A cet ascétisme formel et aux codes du théâtre Nô, exigeant des acteurs qu’ils se déplacent peu et compriment leurs énergies, s’oppose donc l’emphase du récit de Shakespeare, conte de la folie et de la soif de pouvoir mortifère. Et pourtant, Le château de l’araignée fonctionne à plein régime, à travers les expressions des acteurs, qui correspondent à quelques-uns des 138 masques stylisés du Nô, et notamment grâce au jeu enfiévré de Toshiro Mifune (dont le regard enragé reste d’une impressionnante intensité, même quand il se situe à l’arrière-plan) et d’Isuzu Yamada, à qui Kurosawa confie une présence spectrale plaçant souvent le film aux limites du fantastique.

Revu en 2017, Le château de l’araignée apparaît encore, soixante ans après sa réalisation, comme un véritable chef d’œuvre. S’il s’agit certes d’un des films de Kurosawa les plus épurés (on est loin du délire baroque et grandiloquent de Ran), le film s’impose sans peine comme une parfaite réussite esthétique, d’un point de vue narratif (le mariage entre les cultures occidentales et orientales est pleinement réussi), comme d’un point de vue visuel (des compositions de plans littéralement à couper le souffle). A voir impérativement.

 

 

Le Blu-ray

[4,5/5]

Wild Side a beau avoir pris du retard dans la livraison des titres de sa collection Akira Kurosawa – Les années Tōhō, les titres continuent à sortir avec régularité ; le 8 mars débarquent donc Le château de l’araignée et La forteresse cachée, dans de riches éditions Combo Blu-ray + DVD présentées dans des digibooks comprenant également chacune un livret consacré au film.

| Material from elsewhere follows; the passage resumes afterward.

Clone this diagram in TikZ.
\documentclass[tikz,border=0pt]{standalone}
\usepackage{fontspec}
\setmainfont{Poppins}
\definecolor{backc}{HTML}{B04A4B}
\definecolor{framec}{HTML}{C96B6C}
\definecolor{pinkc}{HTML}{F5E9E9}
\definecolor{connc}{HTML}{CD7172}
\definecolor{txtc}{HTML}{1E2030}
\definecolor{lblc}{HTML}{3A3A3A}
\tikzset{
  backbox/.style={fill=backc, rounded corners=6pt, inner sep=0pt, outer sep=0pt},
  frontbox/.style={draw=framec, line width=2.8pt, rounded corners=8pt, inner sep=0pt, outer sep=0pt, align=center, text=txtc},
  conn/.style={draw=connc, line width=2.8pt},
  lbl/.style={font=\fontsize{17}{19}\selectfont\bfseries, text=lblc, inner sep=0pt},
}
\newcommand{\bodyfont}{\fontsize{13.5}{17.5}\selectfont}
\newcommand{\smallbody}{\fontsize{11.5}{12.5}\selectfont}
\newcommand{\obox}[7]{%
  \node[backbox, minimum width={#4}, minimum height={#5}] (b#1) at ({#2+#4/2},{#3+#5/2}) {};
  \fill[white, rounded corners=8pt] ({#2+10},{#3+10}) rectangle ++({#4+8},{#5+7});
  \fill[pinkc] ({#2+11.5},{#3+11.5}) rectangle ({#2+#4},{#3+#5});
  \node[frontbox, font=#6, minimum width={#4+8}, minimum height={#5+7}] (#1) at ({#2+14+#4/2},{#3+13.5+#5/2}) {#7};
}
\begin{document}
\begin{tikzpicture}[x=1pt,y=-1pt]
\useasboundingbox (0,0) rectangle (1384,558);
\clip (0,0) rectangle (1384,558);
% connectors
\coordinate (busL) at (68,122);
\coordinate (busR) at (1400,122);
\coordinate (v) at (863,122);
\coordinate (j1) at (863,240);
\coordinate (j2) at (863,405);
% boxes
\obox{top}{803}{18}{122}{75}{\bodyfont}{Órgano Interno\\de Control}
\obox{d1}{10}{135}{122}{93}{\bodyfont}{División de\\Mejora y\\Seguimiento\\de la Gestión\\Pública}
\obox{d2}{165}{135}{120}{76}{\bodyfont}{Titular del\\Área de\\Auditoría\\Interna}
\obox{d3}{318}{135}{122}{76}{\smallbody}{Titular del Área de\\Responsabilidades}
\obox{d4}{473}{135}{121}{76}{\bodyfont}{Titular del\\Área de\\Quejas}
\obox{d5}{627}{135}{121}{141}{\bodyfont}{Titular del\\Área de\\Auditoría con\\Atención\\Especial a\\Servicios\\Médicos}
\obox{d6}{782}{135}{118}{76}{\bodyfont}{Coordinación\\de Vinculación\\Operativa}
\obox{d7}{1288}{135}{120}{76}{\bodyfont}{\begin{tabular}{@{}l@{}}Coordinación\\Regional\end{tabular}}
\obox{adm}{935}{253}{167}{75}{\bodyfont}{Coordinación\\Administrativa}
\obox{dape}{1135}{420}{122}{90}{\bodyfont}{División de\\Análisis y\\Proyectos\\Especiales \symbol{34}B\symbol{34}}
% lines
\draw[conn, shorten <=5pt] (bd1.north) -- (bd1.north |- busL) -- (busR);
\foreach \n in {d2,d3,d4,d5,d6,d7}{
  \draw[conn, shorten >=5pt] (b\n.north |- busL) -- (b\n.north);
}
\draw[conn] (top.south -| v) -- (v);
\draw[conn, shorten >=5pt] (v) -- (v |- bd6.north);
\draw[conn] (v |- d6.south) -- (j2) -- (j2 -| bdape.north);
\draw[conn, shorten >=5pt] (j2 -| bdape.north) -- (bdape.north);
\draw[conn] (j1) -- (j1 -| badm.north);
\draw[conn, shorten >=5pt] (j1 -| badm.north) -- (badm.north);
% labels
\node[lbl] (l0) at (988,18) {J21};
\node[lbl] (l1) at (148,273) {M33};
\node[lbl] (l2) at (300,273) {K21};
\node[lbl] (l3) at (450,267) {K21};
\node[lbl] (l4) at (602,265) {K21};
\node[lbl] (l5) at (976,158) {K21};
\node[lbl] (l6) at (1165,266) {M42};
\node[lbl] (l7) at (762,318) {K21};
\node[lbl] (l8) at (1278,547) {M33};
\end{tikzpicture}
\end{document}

Côté image, l’éditeur nous propose un résultat absolument satisfaisant, respectant parfaitement la granulation d’origine et affichant un piqué assez précis pour l’époque (la copie est issue d’un master 2K). Malgré la présence de quelques taches et/ou poussières, l’ensemble s’avère plutôt propre et stable. En revanche, si l’on compare cette édition avec celle éditée par Criterion aux États-Unis en 2014, on constate que l’éditeur français a fait le choix de booster les contrastes, au point de « boucher » occasionnellement les noirs. Cela dit, et si l’on met dans la balance le zonage des Blu-ray Criterion, la présence de sous-titres français sur l’édition qui nous intéresse aujourd’hui et le bond qualitatif considérable entre ce Blu-ray et l’édition DVD Collector de 2006, on ne pourra que fermer les yeux sur ce défaut qui, de toutes façons, ne fera ronchonner que quelques dizaines de maniaques en France (dont l’auteur de ces lignes, qui aime bien ronchonner). Du côté des enceintes, le film est proposé en V.O japonaise uniquement, et en DTS-HD Master Audio 2.0 mono d’origine : les dialogues sont claires, relativement équilibrés (peu saturées) et sans souffle parasite.

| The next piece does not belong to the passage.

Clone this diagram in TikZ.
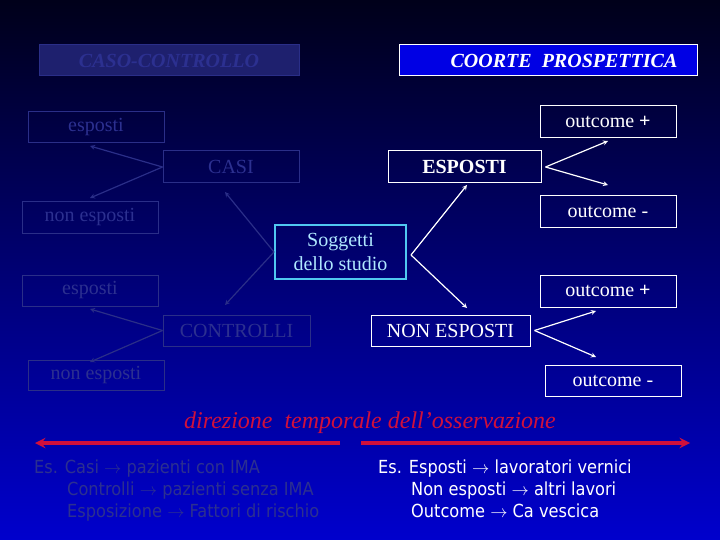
\documentclass[tikz,border=0pt]{standalone}
\usepackage{fontspec}
\setmainfont{Liberation Serif}
\newfontfamily\comic{DejaVu Sans Condensed}
\definecolor{dimtxt}{HTML}{2C3090}
\definecolor{dimline}{HTML}{2A2E88}
\definecolor{cya}{HTML}{50C8F0}
\definecolor{cyt}{HTML}{B0E8FF}
\definecolor{redd}{HTML}{D0103C}
\begin{document}
\begin{tikzpicture}[x=1pt,y=-1pt,
  dimbox/.style={draw=dimline,line width=1pt,text=dimtxt,font=\fontsize{20}{22}\selectfont,inner sep=0pt},
  brtbox/.style={draw=white,line width=1pt,text=white,font=\fontsize{20}{22}\selectfont,inner sep=0pt},
  dimarr/.style={draw=dimline,-stealth,line width=1.2pt},
  brtarr/.style={draw=white,-stealth,line width=1.2pt}]
\shade[top color=black!90!blue, bottom color={rgb,255:red,0;green,0;blue,205}] (0,0) rectangle (720,540);
\useasboundingbox (0,0) rectangle (720,540);
\def\bx#1#2#3#4#5#6#7{\node[#2,minimum width={#5-#3},minimum height={#6-#4}] (#1) at ({(#3+#5)/2},{(#4+#6)/2}) {#7};}
% headers
\node[draw=dimline,line width=1pt,fill={rgb,255:red,30;green,32;blue,110},text=dimtxt,inner sep=0pt,minimum width=260,minimum height=31,font=\fontsize{20}{22}\selectfont\itshape\bfseries] (cc) at (169,60.5) {CASO-CONTROLLO};
\node[draw=white,line width=1pt,fill={rgb,255:red,0;green,0;blue,228},text=white,inner sep=0pt,minimum width=298,minimum height=31,font=\fontsize{20}{22}\selectfont\itshape\bfseries] (cp) at (548,60.5) {\hspace*{32pt}COORTE\ \ PROSPETTICA};
% left
\bx{e1}{dimbox}{28}{112}{164}{143}{esposti}
\bx{casi}{dimbox}{163}{151}{299}{183}{CASI}
\bx{n1}{dimbox}{22}{202}{158}{233}{non esposti}
\bx{e2}{dimbox}{22}{275}{158}{306}{esposti}
\bx{contr}{dimbox}{163}{315}{310}{346}{CONTROLLI}
\bx{n2}{dimbox}{28}{360}{164}{390}{non esposti}
% center
\node[draw=cya,line width=2pt,text=cyt,align=center,inner sep=0pt,minimum width=131,minimum height=54,font=\fontsize{20}{24}\selectfont] (sog) at (340.5,252) {Soggetti\\dello studio};
% right
\bx{op1}{brtbox}{540}{106}{676}{138}{outcome \textbf{+}}
\bx{esp}{brtbox}{388}{151}{541}{183}{\textbf{ESPOSTI}}
\bx{om1}{brtbox}{540}{196}{676}{228}{outcome -}
\bx{op2}{brtbox}{540}{275}{676}{307}{outcome \textbf{+}}
\bx{nesp}{brtbox}{371}{315}{530}{346}{NON ESPOSTI}
\bx{om2}{brtbox}{545}{365}{681}{396}{outcome -}
% arrows
\coordinate (t1) at (225,192); \coordinate (t2) at (225,305);
\draw[dimarr] (sog.west) -- (t1);
\draw[dimarr] (sog.west) -- (t2);
\coordinate (c1) at (90,146); \coordinate (c2) at (90,198);
\draw[dimarr] (casi.west) -- (c1);
\draw[dimarr] (casi.west) -- (c2);
\coordinate (d1) at (90,309); \coordinate (d2) at (90,362);
\draw[dimarr] (contr.west) -- (d1);
\draw[dimarr] (contr.west) -- (d2);
\coordinate (r1) at (467,185); \coordinate (r2) at (467,308);
\draw[brtarr] ([yshift=-3pt]sog.east) ++(4,0) -- (r1);
\draw[brtarr] ([yshift=-3pt]sog.east) ++(4,0) -- (r2);
\coordinate (s1) at (608,141); \coordinate (s2) at (608,185);
\draw[brtarr] ([xshift=4pt]esp.east) -- (s1);
\draw[brtarr] ([xshift=4pt]esp.east) -- (s2);
\coordinate (u1) at (596,311); \coordinate (u2) at (596,357);
\draw[brtarr] ([xshift=4pt]nesp.east) -- (u1);
\draw[brtarr] ([xshift=4pt]nesp.east) -- (u2);
% bottom
\node[text=redd,font=\fontsize{24}{26}\selectfont\itshape] (dir) at (370,423) {direzione\ \ temporale dell’osservazione};
\coordinate (a0) at (340,443); \coordinate (a1) at (35,443);
\coordinate (b0) at (361,443); \coordinate (b1) at (690,443);
\draw[redd,line width=3.5pt,-stealth] (a0) -- (a1);
\draw[redd,line width=3.5pt,-stealth] (b0) -- (b1);
\node[text=dimtxt,anchor=north west,align=left,font=\comic\fontsize{18}{22}\selectfont,inner sep=0pt] (exl) at (34,460) {Es. Casi $\rightarrow$ pazienti con IMA\\\hspace*{33pt}Controlli $\rightarrow$ pazienti senza IMA\\\hspace*{33pt}Esposizione $\rightarrow$ Fattori di rischio};
\node[text=white,anchor=north west,align=left,font=\comic\fontsize{18}{22}\selectfont,inner sep=0pt] (exr) at (378,460) {Es. Esposti $\rightarrow$ lavoratori vernici\\\hspace*{33pt}Non esposti $\rightarrow$ altri lavori\\\hspace*{33pt}Outcome $\rightarrow$ Ca vescica};
\end{tikzpicture}
\end{document}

La section suppléments ne dépaysera pas les possesseurs de la belle édition collector du film parue chez Wild Side en 2006 : les suppléments sont exactement les mêmes, encodés en définition standard. On retrouvera donc les intéressants sujets consacrés à l’influence du théâtre Nô sur Le château de l’araignée (décors, gestuelle, esthétique générale) et au tournage du film à proprement parler, avec les souvenirs de quelques-uns des collaborateurs de Kurosawa.

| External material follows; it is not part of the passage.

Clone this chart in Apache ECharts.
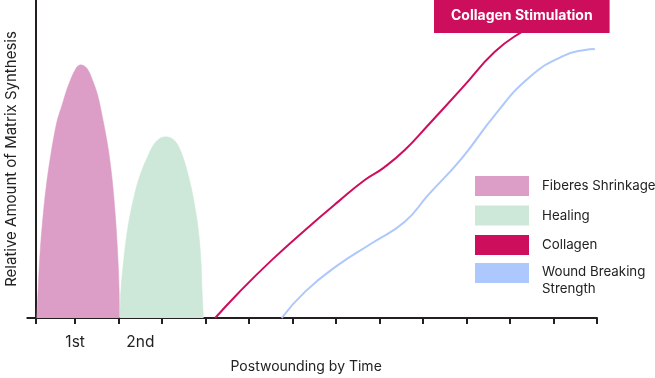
<!DOCTYPE html>
<html>
<head>
<meta charset="utf-8">
<script src="https://cdn.jsdelivr.net/npm/echarts@6/dist/echarts.min.js"></script>
<style>
html,body{margin:0;padding:0;background:#fff;}
#c{width:655px;height:378px;}
</style>
</head>
<body>
<div id="c"></div>
<script>
// ---- data (x in time units, y in relative amount 0-100) ----
var seriesNames = ['Fiberes Shrinkage', 'Healing', 'Collagen', 'Wound Breaking Strength'];
var fiberesShrinkage = [
  [0.2,0],[0.5,9.3],[0.9,19.8],[1.5,30.3],[2.3,40.8],[3.4,51.3],[4.8,61.7],[6.0,67],[7.4,73],
  [9.2,78.5],[10.3,79.6],[11.7,78.5],[13.0,74.8],[14.2,70],[15.3,63],[16.4,55],[17.4,45],
  [18.2,33],[18.8,19.8],[19.1,9.3],[19.2,0]
];
var healing = [
  [19.3,0],[19.5,8.3],[20.2,18.8],[21.2,29.2],[22.8,39.7],[24.2,46],[25.5,50.2],[27.0,54.4],
  [28.3,56.3],[29.8,57],[31.4,56.3],[32.6,54.4],[33.9,50.2],[35.0,45],[35.9,39.7],[37.2,29.2],
  [37.9,18.8],[38.2,8.3],[38.5,0]
];
var collagen = [
  [41.2,0],[46.5,7.8],[54.2,18.2],[61.9,27.7],[69.5,36.6],[75.6,43.4],[80,47.3],[84.8,52.8],
  [90.2,60.7],[97.9,72.2],[105.5,83.7],[111.7,90],[115.9,93],[121.6,96.2],[127,98]
];
var woundStrength = [
  [56.5,0],[61.9,8.3],[69.5,16.7],[77.2,23.5],[84.8,30.3],[90.2,38.7],[97.9,50.2],[105.5,63.8],
  [113.2,75.4],[120.9,82.2],[126.2,84.3],[128.5,84.6]
];
var xTickValues = [0, 9, 19, 29, 39, 49, 59, 69, 79, 89, 99, 109, 119, 129];
var xLabelValues = [9, 24];
var xLabelTexts = ['1st', '2nd'];
var titleText = 'Collagen Stimulation';
var xAxisName = 'Postwounding by Time';
var yAxisName = 'Relative Amount of Matrix Synthesis';

var colors = ['#dc9ec6', '#cde8d8', '#cc0e5c', '#adc8fc'];
var FONT = 'Inter';
var TXT = '#222222';

var chart = echarts.init(document.getElementById('c'), null, {renderer: 'canvas'});
chart.setOption({
  animation: false,
  backgroundColor: '#ffffff',
  title: {
    text: titleText,
    left: 434,
    top: 0,
    padding: [9, 17, 10, 17],
    backgroundColor: '#cc0e5c',
    textStyle: {color: '#ffffff', fontFamily: FONT, fontWeight: 'bold', fontSize: 14, lineHeight: 14}
  },
  grid: {left: 27.3, right: 58, top: 0, bottom: 60, outerBoundsMode: 'none', containLabel: false},
  legend: [{
    orient: 'vertical',
    left: 475,
    top: 176,
    padding: 0,
    itemWidth: 54,
    itemHeight: 20,
    itemGap: 9.5,
    icon: 'rect',
    selectedMode: false,
    data: seriesNames.slice(0, 3),
    textStyle: {fontFamily: FONT, fontSize: 13.3, color: TXT, padding: [0, 0, 0, 8]}
  }, {
    orient: 'vertical',
    left: 475,
    top: 249.5,
    padding: 0,
    itemWidth: 54,
    itemHeight: 20,
    icon: 'rect',
    selectedMode: false,
    data: [seriesNames[3]],
    formatter: function (n) { return '{e| }\n{a|Wound Breaking}\n{a|Strength}'; },
    textStyle: {
      fontFamily: FONT, fontSize: 13.3, color: TXT, padding: [0, 0, 0, 8],
      rich: {
        e: {fontFamily: FONT, fontSize: 13.3, lineHeight: 15, color: TXT},
        a: {fontFamily: FONT, fontSize: 13.3, lineHeight: 17, color: TXT}
      }
    }
  }],
  xAxis: {
    type: 'value',
    min: -2,
    max: 129,
    splitLine: {show: false},
    axisLine: {show: true, lineStyle: {color: '#231f20', width: 2}},
    axisTick: {show: true, customValues: xTickValues, length: 6, lineStyle: {color: '#231f20', width: 2}},
    axisLabel: {
      show: true, customValues: xLabelValues, margin: 16,
      fontFamily: FONT, fontSize: 15.5, color: TXT,
      formatter: function (v) { var i = xLabelValues.indexOf(v); return i >= 0 ? xLabelTexts[i] : ''; }
    },
    name: xAxisName,
    nameLocation: 'middle',
    nameGap: 42,
    nameTextStyle: {fontFamily: FONT, fontSize: 14, color: TXT, padding: [0, 12, 0, 0]}
  },
  yAxis: {
    type: 'value',
    min: 0,
    max: 100,
    splitLine: {show: false},
    axisLine: {show: true, onZero: true, lineStyle: {color: '#231f20', width: 2}},
    axisTick: {show: false},
    axisLabel: {show: false},
    name: yAxisName,
    nameLocation: 'middle',
    nameGap: 8,
    nameTextStyle: {fontFamily: FONT, fontSize: 15, color: TXT}
  },
  series: [{
    name: seriesNames[0], type: 'line', data: fiberesShrinkage, smooth: 0.35,
    showSymbol: false, symbol: 'none', itemStyle: {color: colors[0]},
    lineStyle: {width: 0.5, color: colors[0]}, areaStyle: {color: colors[0], opacity: 1}, z: 1
  }, {
    name: seriesNames[1], type: 'line', data: healing, smooth: 0.35,
    showSymbol: false, symbol: 'none', itemStyle: {color: colors[1]},
    lineStyle: {width: 0.5, color: colors[1]}, areaStyle: {color: colors[1], opacity: 1}, z: 1
  }, {
    name: seriesNames[2], type: 'line', data: collagen, smooth: 0.5,
    showSymbol: false, symbol: 'none', itemStyle: {color: colors[2]},
    lineStyle: {width: 2, color: colors[2]}, z: 2
  }, {
    name: seriesNames[3], type: 'line', data: woundStrength, smooth: 0.5,
    showSymbol: false, symbol: 'none', itemStyle: {color: colors[3]},
    lineStyle: {width: 2, color: colors[3]}, z: 2
  }]
});
</script>
</body>
</html>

Last but not least, le coffret contient donc un livret d’environ 70 pages, contenant de nombreuses illustrations ainsi qu’une analyse du film par Linda Tahir. Le texte en lui-même est intéressant, même si on s’étonnera de quelques relâchements dans l’écriture (surnommer Shakespeare le « Grand Will » est tout de même une idée assez ridicule) et une tendance à raisonner un peu en vase clos, les références du livret ramenant soit vers des textes de son compagnon Christophe Champclaux, soit vers des articles du magazine Ciné Kung Fu, dont le rédacteur en chef est… Christophe Champclaux.